Gründe für Zunahme an Anschlägen: Hamas-Angriff und Internet

 

Laut Neumann haben sich durch den Angriff der Hamas auf Israel am 7. Oktober 2023 die Konflikte im Nahen Osten wieder verstärkt. "Und die inspirieren jetzt Attentäter wieder, sodass sich der IS [selbsternannter Islamischer Staat] da wieder draufsetzt, versucht das für seine Sache zu instrumentalisieren."

Zudem gebe es einen starken Einfluss des Internets: "Viel stärker als noch vor zehn Jahren, wo sich viele der jungen Attentäter radikalisieren." Gezielt würden im Netz Teenager angesprochen. "Zwei Drittel der in Westeuropa in den letzten zwölf Monaten Verhafteten wegen Terrorverdachts sind 19 Jahre und jünger", so der Experte. Auf diese Entwicklung gehe die Präventionsarbeit stärker ein.

Neumann (CDU): Müssen uns auch den Bereich Flucht und Asyl konzentrieren

 

Um dem Problem zu begegnen, brauche es eine Reihe von Hebeln. Unter anderem müsse man laut Neumann mit den Internetanbietern strenger sein. Außerdem müsse die Polizei konkret in die virtuellen Räume reingehen. Zudem müsse man sich auch auf den Bereich Flucht und Asyl konzentrieren, "denn da kommen auch viele Attentäter her", sagt Neumann, der auch Mitglied der CDU ist.

Der Experte betont dennoch: "99,998 Prozent derjenigen, die in den letzten zehn Jahren nach Deutschland gekommen sind, sind nicht Terroristen geworden." Allerdings komme von denen, die terrorverdächtig sind, eine ganz hohe Anzahl aus dem Bereich Flucht und Asyl.

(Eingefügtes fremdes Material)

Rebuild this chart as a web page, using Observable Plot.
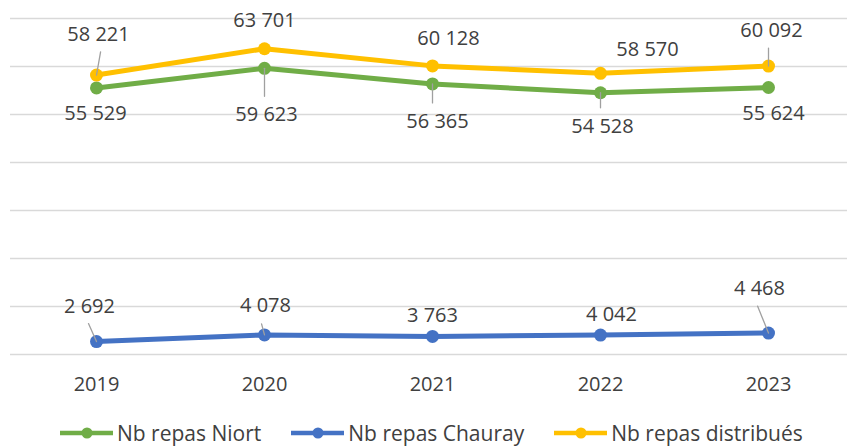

Bessere Zusammenarbeit von Behörden in Europa

 

Im Kampf gegen den Terror müssten die Bereiche Innere und Äußere Sicherheit noch besser zusammenarbeiten, sagt Neumann, "weil natürlich Terroristen sich immer über Grenzen hinweg organisieren." Er verweist auf Anschläge wie "Charlie Hebdo" und Brüssel.

"Das waren die gleichen Attentäter, die nur an unterschiedlichen Orten gelebt haben." Daher müssten vor allem die europäischen Behörden noch besser miteinander kooperieren und Daten austauschen, sagt der Terrorismusexperte.

Hintergrund

Gedenken an Anschlag auf "Charlie Hebdo"

In Frankreich wird am Dienstag an die Opfer des Anschlags auf die Satirezeitschrift "Charlie Hebdo" vor zehn Jahren erinnert.

Dabei halten unter anderem Präsident Macron und die Bürgermeisterin von Paris, Hidalgo, eine Schweigeminute vor dem ehemaligen Gebäude der Redaktion ab. Zwei Brüder haben damals die Räume gestürmt und dort und auf der Flucht insgesamt zwölf Menschen erschossen.

Die Tat löste anschließend international eine Welle der Solidarität unter dem Motto "Je suis Charlie" aus. Die Zeitschrift war im Visier von Islamisten, weil es Karikaturen des Propheten Mohammed gedruckt hat.

Zum Jahrestag des Anschlags hat "Charlie Hebdo" eine Sonderausgabe veröffentlicht. Wo die Redaktion heute arbeitet, ist streng geheim - einzelne Mitarbeiter stehen noch immer unter Polizeischutz.